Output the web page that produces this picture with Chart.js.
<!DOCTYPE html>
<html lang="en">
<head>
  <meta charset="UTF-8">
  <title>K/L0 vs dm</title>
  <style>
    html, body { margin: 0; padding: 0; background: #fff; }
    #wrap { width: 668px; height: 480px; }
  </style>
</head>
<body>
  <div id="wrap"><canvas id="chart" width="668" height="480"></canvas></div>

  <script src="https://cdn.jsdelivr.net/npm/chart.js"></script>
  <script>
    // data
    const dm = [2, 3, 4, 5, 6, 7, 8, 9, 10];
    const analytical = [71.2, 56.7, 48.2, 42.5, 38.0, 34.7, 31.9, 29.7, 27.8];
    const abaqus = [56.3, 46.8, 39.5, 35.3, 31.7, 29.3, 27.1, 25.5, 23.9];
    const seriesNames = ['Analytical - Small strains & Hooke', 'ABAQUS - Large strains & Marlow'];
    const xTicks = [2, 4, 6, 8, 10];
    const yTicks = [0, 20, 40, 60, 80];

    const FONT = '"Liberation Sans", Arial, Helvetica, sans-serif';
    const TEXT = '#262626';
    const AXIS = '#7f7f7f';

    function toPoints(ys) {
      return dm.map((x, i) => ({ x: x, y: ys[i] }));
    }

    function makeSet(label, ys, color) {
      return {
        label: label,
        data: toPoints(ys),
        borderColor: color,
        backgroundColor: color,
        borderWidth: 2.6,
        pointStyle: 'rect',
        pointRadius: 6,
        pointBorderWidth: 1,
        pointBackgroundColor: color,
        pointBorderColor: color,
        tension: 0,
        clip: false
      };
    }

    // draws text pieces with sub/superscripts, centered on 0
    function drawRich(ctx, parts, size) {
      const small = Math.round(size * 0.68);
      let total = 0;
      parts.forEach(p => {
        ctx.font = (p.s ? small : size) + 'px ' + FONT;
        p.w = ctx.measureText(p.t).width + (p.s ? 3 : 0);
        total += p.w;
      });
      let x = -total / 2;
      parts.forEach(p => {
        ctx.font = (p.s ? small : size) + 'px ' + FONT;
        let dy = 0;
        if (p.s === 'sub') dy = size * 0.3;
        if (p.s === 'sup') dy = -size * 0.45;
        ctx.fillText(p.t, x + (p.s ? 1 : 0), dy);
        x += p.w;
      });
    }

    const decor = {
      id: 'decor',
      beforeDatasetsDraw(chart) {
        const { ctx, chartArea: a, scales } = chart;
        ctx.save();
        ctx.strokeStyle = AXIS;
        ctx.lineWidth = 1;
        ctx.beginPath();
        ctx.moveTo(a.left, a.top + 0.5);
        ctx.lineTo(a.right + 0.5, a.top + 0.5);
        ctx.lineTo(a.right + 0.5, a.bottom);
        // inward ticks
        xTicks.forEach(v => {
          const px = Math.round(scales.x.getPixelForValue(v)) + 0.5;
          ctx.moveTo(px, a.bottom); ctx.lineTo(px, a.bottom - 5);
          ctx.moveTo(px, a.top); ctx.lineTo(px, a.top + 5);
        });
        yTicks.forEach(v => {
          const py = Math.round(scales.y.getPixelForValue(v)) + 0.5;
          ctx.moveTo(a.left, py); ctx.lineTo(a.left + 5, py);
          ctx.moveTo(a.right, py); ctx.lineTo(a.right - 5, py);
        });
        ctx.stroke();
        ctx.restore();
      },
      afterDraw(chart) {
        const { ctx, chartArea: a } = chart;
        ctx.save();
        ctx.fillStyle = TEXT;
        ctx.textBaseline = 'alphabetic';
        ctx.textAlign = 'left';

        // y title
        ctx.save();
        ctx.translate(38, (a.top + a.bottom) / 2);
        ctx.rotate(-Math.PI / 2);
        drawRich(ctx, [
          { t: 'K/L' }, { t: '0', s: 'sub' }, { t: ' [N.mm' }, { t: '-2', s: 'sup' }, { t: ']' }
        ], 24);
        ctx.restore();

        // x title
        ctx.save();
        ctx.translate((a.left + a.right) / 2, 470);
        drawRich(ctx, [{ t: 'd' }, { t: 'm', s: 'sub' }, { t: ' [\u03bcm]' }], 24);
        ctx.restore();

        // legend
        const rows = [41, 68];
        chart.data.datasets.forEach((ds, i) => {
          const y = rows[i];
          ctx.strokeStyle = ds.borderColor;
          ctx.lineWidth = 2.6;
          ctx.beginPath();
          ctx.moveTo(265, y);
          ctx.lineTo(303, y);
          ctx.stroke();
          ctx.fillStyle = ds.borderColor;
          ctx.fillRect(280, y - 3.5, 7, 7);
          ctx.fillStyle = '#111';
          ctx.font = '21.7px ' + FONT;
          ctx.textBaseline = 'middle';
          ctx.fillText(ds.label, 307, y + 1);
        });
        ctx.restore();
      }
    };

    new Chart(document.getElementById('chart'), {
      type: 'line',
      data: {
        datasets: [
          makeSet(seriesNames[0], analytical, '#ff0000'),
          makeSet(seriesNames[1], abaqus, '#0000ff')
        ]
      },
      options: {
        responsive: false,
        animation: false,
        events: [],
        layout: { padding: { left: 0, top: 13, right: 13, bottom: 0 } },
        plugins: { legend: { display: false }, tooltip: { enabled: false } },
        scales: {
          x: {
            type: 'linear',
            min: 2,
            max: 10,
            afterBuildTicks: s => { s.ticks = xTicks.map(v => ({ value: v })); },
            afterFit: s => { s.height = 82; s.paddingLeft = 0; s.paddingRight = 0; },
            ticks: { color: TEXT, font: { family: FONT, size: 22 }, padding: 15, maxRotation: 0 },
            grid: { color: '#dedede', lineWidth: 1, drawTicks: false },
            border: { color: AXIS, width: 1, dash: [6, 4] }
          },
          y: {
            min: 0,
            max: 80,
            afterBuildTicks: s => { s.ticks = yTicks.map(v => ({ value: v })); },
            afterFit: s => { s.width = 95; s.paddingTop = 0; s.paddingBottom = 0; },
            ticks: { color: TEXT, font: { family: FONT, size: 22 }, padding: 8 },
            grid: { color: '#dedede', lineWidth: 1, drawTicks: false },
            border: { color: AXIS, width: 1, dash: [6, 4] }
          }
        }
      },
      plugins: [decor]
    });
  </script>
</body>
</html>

· · ·

WRITTEN TASK |
Repeat the data above, word for word.

TASK RESULT |
Output the web page that produces this picture with Chart.js.
<!DOCTYPE html>
<html lang="en">
<head>
  <meta charset="UTF-8">
  <title>K/L0 vs dm</title>
  <style>
    html, body { margin: 0; padding: 0; background: #fff; }
    #wrap { width: 668px; height: 480px; }
  </style>
</head>
<body>
  <div id="wrap"><canvas id="chart" width="668" height="480"></canvas></div>

  <script src="https://cdn.jsdelivr.net/npm/chart.js"></script>
  <script>
    // data
    const dm = [2, 3, 4, 5, 6, 7, 8, 9, 10];
    const analytical = [71.2, 56.7, 48.2, 42.5, 38.0, 34.7, 31.9, 29.7, 27.8];
    const abaqus = [56.3, 46.8, 39.5, 35.3, 31.7, 29.3, 27.1, 25.5, 23.9];
    const seriesNames = ['Analytical - Small strains & Hooke', 'ABAQUS - Large strains & Marlow'];
    const xTicks = [2, 4, 6, 8, 10];
    const yTicks = [0, 20, 40, 60, 80];

    const FONT = '"Liberation Sans", Arial, Helvetica, sans-serif';
    const TEXT = '#262626';
    const AXIS = '#7f7f7f';

    function toPoints(ys) {
      return dm.map((x, i) => ({ x: x, y: ys[i] }));
    }

    function makeSet(label, ys, color) {
      return {
        label: label,
        data: toPoints(ys),
        borderColor: color,
        backgroundColor: color,
        borderWidth: 2.6,
        pointStyle: 'rect',
        pointRadius: 6,
        pointBorderWidth: 1,
        pointBackgroundColor: color,
        pointBorderColor: color,
        tension: 0,
        clip: false
      };
    }

    // draws text pieces with sub/superscripts, centered on 0
    function drawRich(ctx, parts, size) {
      const small = Math.round(size * 0.68);
      let total = 0;
      parts.forEach(p => {
        ctx.font = (p.s ? small : size) + 'px ' + FONT;
        p.w = ctx.measureText(p.t).width + (p.s ? 3 : 0);
        total += p.w;
      });
      let x = -total / 2;
      parts.forEach(p => {
        ctx.font = (p.s ? small : size) + 'px ' + FONT;
        let dy = 0;
        if (p.s === 'sub') dy = size * 0.3;
        if (p.s === 'sup') dy = -size * 0.45;
        ctx.fillText(p.t, x + (p.s ? 1 : 0), dy);
        x += p.w;
      });
    }

    const decor = {
      id: 'decor',
      beforeDatasetsDraw(chart) {
        const { ctx, chartArea: a, scales } = chart;
        ctx.save();
        ctx.strokeStyle = AXIS;
        ctx.lineWidth = 1;
        ctx.beginPath();
        ctx.moveTo(a.left, a.top + 0.5);
        ctx.lineTo(a.right + 0.5, a.top + 0.5);
        ctx.lineTo(a.right + 0.5, a.bottom);
        // inward ticks
        xTicks.forEach(v => {
          const px = Math.round(scales.x.getPixelForValue(v)) + 0.5;
          ctx.moveTo(px, a.bottom); ctx.lineTo(px, a.bottom - 5);
          ctx.moveTo(px, a.top); ctx.lineTo(px, a.top + 5);
        });
        yTicks.forEach(v => {
          const py = Math.round(scales.y.getPixelForValue(v)) + 0.5;
          ctx.moveTo(a.left, py); ctx.lineTo(a.left + 5, py);
          ctx.moveTo(a.right, py); ctx.lineTo(a.right - 5, py);
        });
        ctx.stroke();
        ctx.restore();
      },
      afterDraw(chart) {
        const { ctx, chartArea: a } = chart;
        ctx.save();
        ctx.fillStyle = TEXT;
        ctx.textBaseline = 'alphabetic';
        ctx.textAlign = 'left';

        // y title
        ctx.save();
        ctx.translate(38, (a.top + a.bottom) / 2);
        ctx.rotate(-Math.PI / 2);
        drawRich(ctx, [
          { t: 'K/L' }, { t: '0', s: 'sub' }, { t: ' [N.mm' }, { t: '-2', s: 'sup' }, { t: ']' }
        ], 24);
        ctx.restore();

        // x title
        ctx.save();
        ctx.translate((a.left + a.right) / 2, 470);
        drawRich(ctx, [{ t: 'd' }, { t: 'm', s: 'sub' }, { t: ' [\u03bcm]' }], 24);
        ctx.restore();

        // legend
        const rows = [41, 68];
        chart.data.datasets.forEach((ds, i) => {
          const y = rows[i];
          ctx.strokeStyle = ds.borderColor;
          ctx.lineWidth = 2.6;
          ctx.beginPath();
          ctx.moveTo(265, y);
          ctx.lineTo(303, y);
          ctx.stroke();
          ctx.fillStyle = ds.borderColor;
          ctx.fillRect(280, y - 3.5, 7, 7);
          ctx.fillStyle = '#111';
          ctx.font = '21.7px ' + FONT;
          ctx.textBaseline = 'middle';
          ctx.fillText(ds.label, 307, y + 1);
        });
        ctx.restore();
      }
    };

    new Chart(document.getElementById('chart'), {
      type: 'line',
      data: {
        datasets: [
          makeSet(seriesNames[0], analytical, '#ff0000'),
          makeSet(seriesNames[1], abaqus, '#0000ff')
        ]
      },
      options: {
        responsive: false,
        animation: false,
        events: [],
        layout: { padding: { left: 0, top: 13, right: 13, bottom: 0 } },
        plugins: { legend: { display: false }, tooltip: { enabled: false } },
        scales: {
          x: {
            type: 'linear',
            min: 2,
            max: 10,
            afterBuildTicks: s => { s.ticks = xTicks.map(v => ({ value: v })); },
            afterFit: s => { s.height = 82; s.paddingLeft = 0; s.paddingRight = 0; },
            ticks: { color: TEXT, font: { family: FONT, size: 22 }, padding: 15, maxRotation: 0 },
            grid: { color: '#dedede', lineWidth: 1, drawTicks: false },
            border: { color: AXIS, width: 1, dash: [6, 4] }
          },
          y: {
            min: 0,
            max: 80,
            afterBuildTicks: s => { s.ticks = yTicks.map(v => ({ value: v })); },
            afterFit: s => { s.width = 95; s.paddingTop = 0; s.paddingBottom = 0; },
            ticks: { color: TEXT, font: { family: FONT, size: 22 }, padding: 8 },
            grid: { color: '#dedede', lineWidth: 1, drawTicks: false },
            border: { color: AXIS, width: 1, dash: [6, 4] }
          }
        }
      },
      plugins: [decor]
    });
  </script>
</body>
</html>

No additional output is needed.